§ Information shown:
+ + +
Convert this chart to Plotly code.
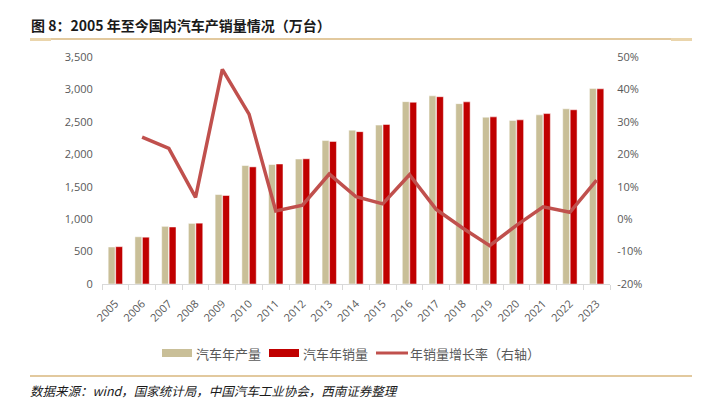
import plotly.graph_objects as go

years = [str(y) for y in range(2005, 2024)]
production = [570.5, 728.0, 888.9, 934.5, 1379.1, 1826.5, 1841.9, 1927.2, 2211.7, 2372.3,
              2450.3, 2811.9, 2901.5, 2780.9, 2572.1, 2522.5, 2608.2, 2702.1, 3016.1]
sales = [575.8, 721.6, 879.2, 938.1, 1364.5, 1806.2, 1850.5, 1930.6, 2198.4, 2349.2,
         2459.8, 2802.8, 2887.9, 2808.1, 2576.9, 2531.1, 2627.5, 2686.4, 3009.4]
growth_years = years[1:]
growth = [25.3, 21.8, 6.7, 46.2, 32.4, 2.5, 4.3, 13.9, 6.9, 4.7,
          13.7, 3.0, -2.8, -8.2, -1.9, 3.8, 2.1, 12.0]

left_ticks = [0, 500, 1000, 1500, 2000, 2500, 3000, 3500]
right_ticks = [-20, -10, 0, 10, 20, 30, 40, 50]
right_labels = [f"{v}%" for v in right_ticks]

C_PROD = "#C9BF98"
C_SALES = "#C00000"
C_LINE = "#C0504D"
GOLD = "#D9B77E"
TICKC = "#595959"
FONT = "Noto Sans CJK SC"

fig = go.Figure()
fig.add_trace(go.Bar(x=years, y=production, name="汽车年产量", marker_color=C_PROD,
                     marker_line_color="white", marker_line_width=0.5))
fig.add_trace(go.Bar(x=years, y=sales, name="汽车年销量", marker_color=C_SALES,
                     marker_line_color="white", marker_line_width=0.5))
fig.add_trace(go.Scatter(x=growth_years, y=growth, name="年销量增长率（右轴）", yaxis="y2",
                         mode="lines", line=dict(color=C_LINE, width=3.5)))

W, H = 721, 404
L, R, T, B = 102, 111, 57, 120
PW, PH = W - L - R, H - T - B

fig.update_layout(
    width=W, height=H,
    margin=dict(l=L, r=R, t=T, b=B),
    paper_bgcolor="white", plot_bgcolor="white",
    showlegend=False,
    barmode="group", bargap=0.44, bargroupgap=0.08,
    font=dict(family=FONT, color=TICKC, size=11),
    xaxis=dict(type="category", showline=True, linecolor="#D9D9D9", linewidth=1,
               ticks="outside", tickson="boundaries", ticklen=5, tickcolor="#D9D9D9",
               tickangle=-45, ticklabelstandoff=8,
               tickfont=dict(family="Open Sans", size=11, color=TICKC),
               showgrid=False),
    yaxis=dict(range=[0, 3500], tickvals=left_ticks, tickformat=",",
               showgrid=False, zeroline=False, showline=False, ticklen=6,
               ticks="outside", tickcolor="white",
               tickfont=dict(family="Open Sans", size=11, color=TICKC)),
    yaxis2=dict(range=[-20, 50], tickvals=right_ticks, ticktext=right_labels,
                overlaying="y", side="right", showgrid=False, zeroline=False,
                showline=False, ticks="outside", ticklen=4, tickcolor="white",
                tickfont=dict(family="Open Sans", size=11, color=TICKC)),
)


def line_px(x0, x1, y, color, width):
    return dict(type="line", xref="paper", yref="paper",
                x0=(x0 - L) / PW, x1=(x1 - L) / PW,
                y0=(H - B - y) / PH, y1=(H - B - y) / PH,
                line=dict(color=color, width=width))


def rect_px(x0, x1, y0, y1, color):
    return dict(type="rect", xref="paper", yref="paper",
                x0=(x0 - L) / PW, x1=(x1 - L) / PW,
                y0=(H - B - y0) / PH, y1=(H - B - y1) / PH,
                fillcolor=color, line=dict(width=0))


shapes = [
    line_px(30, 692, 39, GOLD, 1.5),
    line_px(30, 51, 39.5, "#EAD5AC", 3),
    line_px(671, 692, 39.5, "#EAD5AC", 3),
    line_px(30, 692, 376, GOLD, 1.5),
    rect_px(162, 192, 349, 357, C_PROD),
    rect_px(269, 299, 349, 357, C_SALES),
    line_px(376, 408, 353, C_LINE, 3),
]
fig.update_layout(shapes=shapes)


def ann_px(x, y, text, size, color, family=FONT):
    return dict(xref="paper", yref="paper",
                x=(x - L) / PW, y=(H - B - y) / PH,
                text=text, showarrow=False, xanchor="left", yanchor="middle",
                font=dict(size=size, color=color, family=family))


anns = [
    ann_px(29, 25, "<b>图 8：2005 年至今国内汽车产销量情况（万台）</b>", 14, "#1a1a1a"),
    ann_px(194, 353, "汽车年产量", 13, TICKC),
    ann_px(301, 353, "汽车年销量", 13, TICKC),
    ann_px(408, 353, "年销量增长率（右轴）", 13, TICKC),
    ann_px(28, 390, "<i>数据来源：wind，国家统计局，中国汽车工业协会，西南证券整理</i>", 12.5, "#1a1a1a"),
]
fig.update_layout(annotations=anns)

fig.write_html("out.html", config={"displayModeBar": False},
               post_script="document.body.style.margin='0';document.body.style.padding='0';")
+ + +
§ Objective: Reproduce the listing above exactly, excluding all pictures.

§ Exercise answer:
Convert this chart to Plotly code.
import plotly.graph_objects as go

years = [str(y) for y in range(2005, 2024)]
production = [570.5, 728.0, 888.9, 934.5, 1379.1, 1826.5, 1841.9, 1927.2, 2211.7, 2372.3,
              2450.3, 2811.9, 2901.5, 2780.9, 2572.1, 2522.5, 2608.2, 2702.1, 3016.1]
sales = [575.8, 721.6, 879.2, 938.1, 1364.5, 1806.2, 1850.5, 1930.6, 2198.4, 2349.2,
         2459.8, 2802.8, 2887.9, 2808.1, 2576.9, 2531.1, 2627.5, 2686.4, 3009.4]
growth_years = years[1:]
growth = [25.3, 21.8, 6.7, 46.2, 32.4, 2.5, 4.3, 13.9, 6.9, 4.7,
          13.7, 3.0, -2.8, -8.2, -1.9, 3.8, 2.1, 12.0]

left_ticks = [0, 500, 1000, 1500, 2000, 2500, 3000, 3500]
right_ticks = [-20, -10, 0, 10, 20, 30, 40, 50]
right_labels = [f"{v}%" for v in right_ticks]

C_PROD = "#C9BF98"
C_SALES = "#C00000"
C_LINE = "#C0504D"
GOLD = "#D9B77E"
TICKC = "#595959"
FONT = "Noto Sans CJK SC"

fig = go.Figure()
fig.add_trace(go.Bar(x=years, y=production, name="汽车年产量", marker_color=C_PROD,
                     marker_line_color="white", marker_line_width=0.5))
fig.add_trace(go.Bar(x=years, y=sales, name="汽车年销量", marker_color=C_SALES,
                     marker_line_color="white", marker_line_width=0.5))
fig.add_trace(go.Scatter(x=growth_years, y=growth, name="年销量增长率（右轴）", yaxis="y2",
                         mode="lines", line=dict(color=C_LINE, width=3.5)))

W, H = 721, 404
L, R, T, B = 102, 111, 57, 120
PW, PH = W - L - R, H - T - B

fig.update_layout(
    width=W, height=H,
    margin=dict(l=L, r=R, t=T, b=B),
    paper_bgcolor="white", plot_bgcolor="white",
    showlegend=False,
    barmode="group", bargap=0.44, bargroupgap=0.08,
    font=dict(family=FONT, color=TICKC, size=11),
    xaxis=dict(type="category", showline=True, linecolor="#D9D9D9", linewidth=1,
               ticks="outside", tickson="boundaries", ticklen=5, tickcolor="#D9D9D9",
               tickangle=-45, ticklabelstandoff=8,
               tickfont=dict(family="Open Sans", size=11, color=TICKC),
               showgrid=False),
    yaxis=dict(range=[0, 3500], tickvals=left_ticks, tickformat=",",
               showgrid=False, zeroline=False, showline=False, ticklen=6,
               ticks="outside", tickcolor="white",
               tickfont=dict(family="Open Sans", size=11, color=TICKC)),
    yaxis2=dict(range=[-20, 50], tickvals=right_ticks, ticktext=right_labels,
                overlaying="y", side="right", showgrid=False, zeroline=False,
                showline=False, ticks="outside", ticklen=4, tickcolor="white",
                tickfont=dict(family="Open Sans", size=11, color=TICKC)),
)


def line_px(x0, x1, y, color, width):
    return dict(type="line", xref="paper", yref="paper",
                x0=(x0 - L) / PW, x1=(x1 - L) / PW,
                y0=(H - B - y) / PH, y1=(H - B - y) / PH,
                line=dict(color=color, width=width))


def rect_px(x0, x1, y0, y1, color):
    return dict(type="rect", xref="paper", yref="paper",
                x0=(x0 - L) / PW, x1=(x1 - L) / PW,
                y0=(H - B - y0) / PH, y1=(H - B - y1) / PH,
                fillcolor=color, line=dict(width=0))


shapes = [
    line_px(30, 692, 39, GOLD, 1.5),
    line_px(30, 51, 39.5, "#EAD5AC", 3),
    line_px(671, 692, 39.5, "#EAD5AC", 3),
    line_px(30, 692, 376, GOLD, 1.5),
    rect_px(162, 192, 349, 357, C_PROD),
    rect_px(269, 299, 349, 357, C_SALES),
    line_px(376, 408, 353, C_LINE, 3),
]
fig.update_layout(shapes=shapes)


def ann_px(x, y, text, size, color, family=FONT):
    return dict(xref="paper", yref="paper",
                x=(x - L) / PW, y=(H - B - y) / PH,
                text=text, showarrow=False, xanchor="left", yanchor="middle",
                font=dict(size=size, color=color, family=family))


anns = [
    ann_px(29, 25, "<b>图 8：2005 年至今国内汽车产销量情况（万台）</b>", 14, "#1a1a1a"),
    ann_px(194, 353, "汽车年产量", 13, TICKC),
    ann_px(301, 353, "汽车年销量", 13, TICKC),
    ann_px(408, 353, "年销量增长率（右轴）", 13, TICKC),
    ann_px(28, 390, "<i>数据来源：wind，国家统计局，中国汽车工业协会，西南证券整理</i>", 12.5, "#1a1a1a"),
]
fig.update_layout(annotations=anns)

fig.write_html("out.html", config={"displayModeBar": False},
               post_script="document.body.style.margin='0';document.body.style.padding='0';")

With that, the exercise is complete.